## Task details
Retype exactly the lines from the first one through the line with "const legendGap = 95;", including both ends; skip any pictures.

## Supplied data
====

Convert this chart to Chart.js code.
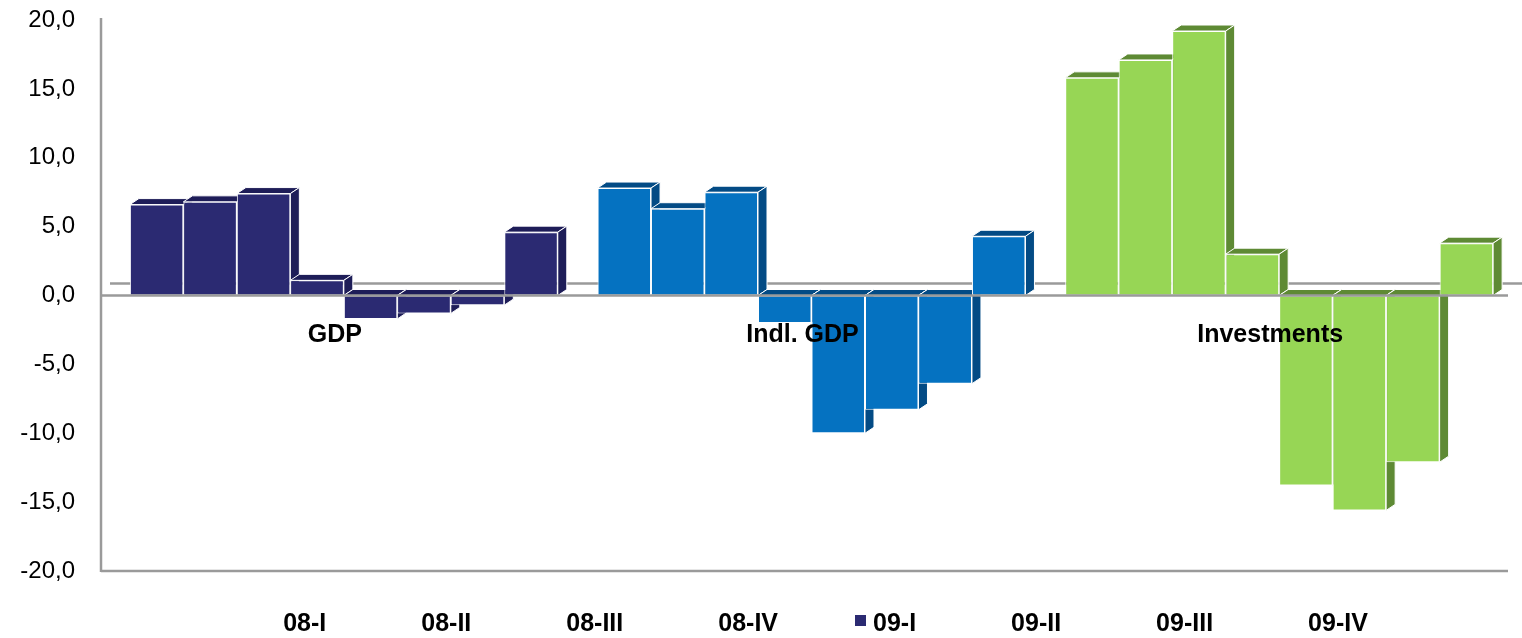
<!DOCTYPE html>
<html>
<head>
<meta charset="utf-8">
<title>GDP, Indl. GDP, Investments</title>
<script src="https://cdn.jsdelivr.net/npm/chart.js@4.4.1/dist/chart.umd.min.js"></script>
<style>
  html, body { margin: 0; padding: 0; background: #fff; }
  #wrap { width: 1522px; height: 638px; position: relative; }
</style>
</head>
<body>
<div id="wrap"><canvas id="growthChart"></canvas></div>
<script>
// Data
const categories = ['GDP', 'Indl. GDP', 'Investments'];
const quarters = ['08-I', '08-II', '08-III', '08-IV', '09-I', '09-II', '09-III', '09-IV'];
const gdp = [6.6, 6.8, 7.4, 1.1, -1.7, -1.3, -0.7, 4.6];
const indlGdp = [7.8, 6.3, 7.5, -2.0, -10.0, -8.3, -6.4, 4.3];
const investments = [15.8, 17.1, 19.2, 3.0, -13.8, -15.6, -12.1, 3.8];
const yTicks = [-20, -15, -10, -5, 0, 5, 10, 15, 20];

// Styles
const fontFamily = '"Liberation Sans", Arial, sans-serif';
const frontColors = ['#2B2A72', '#0572C1', '#97D655'];
const sideColors = ['#1E1D58', '#034B85', '#5E8A34'];
const lineGray = '#9a9a9a';
const depth = { dx: 9, dy: 6 };
const markerIndex = 4; // only 09-I shows a swatch in the legend
const legendGap = 95;

Chart.defaults.font.family = fontFamily;

function drawLine(ctx, x0, y0, x1, y1) {
  ctx.beginPath();
  ctx.moveTo(x0, y0);
  ctx.lineTo(x1, y1);
  ctx.stroke();
}

function drawPoly(ctx, pts) {
  ctx.beginPath();
  ctx.moveTo(pts[0][0], pts[0][1]);
  for (let k = 1; k < pts.length; k++) ctx.lineTo(pts[k][0], pts[k][1]);
  ctx.closePath();
  ctx.fill();
  ctx.stroke();
}

// walls, floor lines and the top/side faces of the bars
const bar3d = {
  id: 'bar3d',
  beforeDatasetsDraw(chart) {
    const ctx = chart.ctx;
    const { left, right } = chart.chartArea;
    const yScale = chart.scales.y;
    const zero = yScale.getPixelForValue(0);
    const yMin = yScale.getPixelForValue(-20);
    const yMax = yScale.getPixelForValue(20);

    ctx.save();
    ctx.strokeStyle = lineGray;
    ctx.lineWidth = 2.5;
    drawLine(ctx, left - depth.dx, yMax - 2, left - depth.dx, yMin + 1);
    drawLine(ctx, left - depth.dx, yMin, right - 5, yMin);
    drawLine(ctx, left, zero - 12, chart.width, zero - 12);

    ctx.lineWidth = 1;
    ctx.strokeStyle = '#ffffff';
    chart.data.datasets.forEach((ds, i) => {
      const meta = chart.getDatasetMeta(i);
      meta.data.forEach((bar, j) => {
        const { x, y, base, width } = bar.getProps(['x', 'y', 'base', 'width'], true);
        const x0 = x - width / 2;
        const x1 = x + width / 2;
        const top = Math.min(y, base);
        const bot = Math.max(y, base);
        ctx.fillStyle = sideColors[j];
        drawPoly(ctx, [[x0, top], [x0 + depth.dx, top - depth.dy], [x1 + depth.dx, top - depth.dy], [x1, top]]);
        drawPoly(ctx, [[x1, top], [x1 + depth.dx, top - depth.dy], [x1 + depth.dx, bot - depth.dy], [x1, bot]]);
      });
    });
    ctx.restore();
  },
  afterDatasetsDraw(chart) {
    const ctx = chart.ctx;
    const { left, right } = chart.chartArea;
    const zero = chart.scales.y.getPixelForValue(0);

    ctx.save();
    ctx.strokeStyle = lineGray;
    ctx.lineWidth = 2.5;
    drawLine(ctx, left - depth.dx, zero, right - 5, zero);

    // category names sit just under the zero line
    ctx.fillStyle = '#000';
    ctx.font = 'bold 25px ' + fontFamily;
    ctx.textAlign = 'center';
    ctx.textBaseline = 'middle';
    categories.forEach((name, j) => {
      ctx.fillText(name, chart.scales.x.getPixelForValue(j) - depth.dx, zero + 40);
    });
    ctx.restore();
  }
};

// quarter legend along the bottom
const quarterLegend = {
  id: 'quarterLegend',
  afterDraw(chart) {
    const ctx = chart.ctx;
    const { left, right, bottom } = chart.chartArea;
    ctx.save();
    ctx.font = 'bold 25px ' + fontFamily;
    ctx.textAlign = 'left';
    ctx.textBaseline = 'alphabetic';
    const labels = chart.data.datasets.map(ds => ds.label);
    const widths = labels.map(t => ctx.measureText(t).width);
    const total = widths.reduce((a, b) => a + b, 0) + legendGap * (labels.length - 1);
    let x = (left + right) / 2 + 14 - total / 2;
    labels.forEach((text, i) => {
      if (i === markerIndex) {
        ctx.fillStyle = frontColors[0];
        ctx.fillRect(x - 18, bottom + 44, 11, 11);
      }
      ctx.fillStyle = '#000';
      ctx.fillText(text, x, bottom + 60);
      x += widths[i] + legendGap;
    });
    ctx.restore();
  }
};

const datasets = quarters.map((q, i) => ({
  label: q,
  data: [gdp[i], indlGdp[i], investments[i]],
  backgroundColor: frontColors,
  borderColor: '#ffffff',
  borderWidth: 1,
  borderSkipped: false,
  barPercentage: 1,
  categoryPercentage: 0.915
}));

const ctx = document.getElementById('growthChart').getContext('2d');
new Chart(ctx, {
  type: 'bar',
  data: { labels: categories, datasets: datasets },
  plugins: [bar3d, quarterLegend],
  options: {
    responsive: true,
    maintainAspectRatio: false,
    animation: false,
    layout: { padding: { left: 0, right: 9, top: 20, bottom: 0 } },
    scales: {
      x: {
        afterFit: (s) => { s.height = 67; s.paddingLeft = 0; s.paddingRight = 0; },
        grid: { display: false, drawTicks: false },
        border: { display: false },
        ticks: { display: false }
      },
      y: {
        min: -20,
        max: 20,
        afterFit: (s) => { s.width = 110; s.paddingTop = 0; s.paddingBottom = 0; },
        afterBuildTicks: (s) => { s.ticks = yTicks.map(v => ({ value: v })); },
        grid: { display: false, drawTicks: false },
        border: { display: false },
        ticks: {
          padding: 35,
          color: '#000',
          font: { size: 24 },
          callback: (v) => Number(v).toFixed(1).replace('.', ',')
        }
      }
    },
    plugins: {
      legend: { display: false },
      tooltip: {
        callbacks: {
          label: function(context) {
            return `${context.dataset.label}: ${context.raw.toFixed(1).replace('.', ',')}`;
          }
        }
      }
    }
  }
});
</script>
</body>
</html>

====

## Result of the exercise
Convert this chart to Chart.js code.
<!DOCTYPE html>
<html>
<head>
<meta charset="utf-8">
<title>GDP, Indl. GDP, Investments</title>
<script src="https://cdn.jsdelivr.net/npm/chart.js@4.4.1/dist/chart.umd.min.js"></script>
<style>
  html, body { margin: 0; padding: 0; background: #fff; }
  #wrap { width: 1522px; height: 638px; position: relative; }
</style>
</head>
<body>
<div id="wrap"><canvas id="growthChart"></canvas></div>
<script>
// Data
const categories = ['GDP', 'Indl. GDP', 'Investments'];
const quarters = ['08-I', '08-II', '08-III', '08-IV', '09-I', '09-II', '09-III', '09-IV'];
const gdp = [6.6, 6.8, 7.4, 1.1, -1.7, -1.3, -0.7, 4.6];
const indlGdp = [7.8, 6.3, 7.5, -2.0, -10.0, -8.3, -6.4, 4.3];
const investments = [15.8, 17.1, 19.2, 3.0, -13.8, -15.6, -12.1, 3.8];
const yTicks = [-20, -15, -10, -5, 0, 5, 10, 15, 20];

// Styles
const fontFamily = '"Liberation Sans", Arial, sans-serif';
const frontColors = ['#2B2A72', '#0572C1', '#97D655'];
const sideColors = ['#1E1D58', '#034B85', '#5E8A34'];
const lineGray = '#9a9a9a';
const depth = { dx: 9, dy: 6 };
const markerIndex = 4; // only 09-I shows a swatch in the legend
const legendGap = 95;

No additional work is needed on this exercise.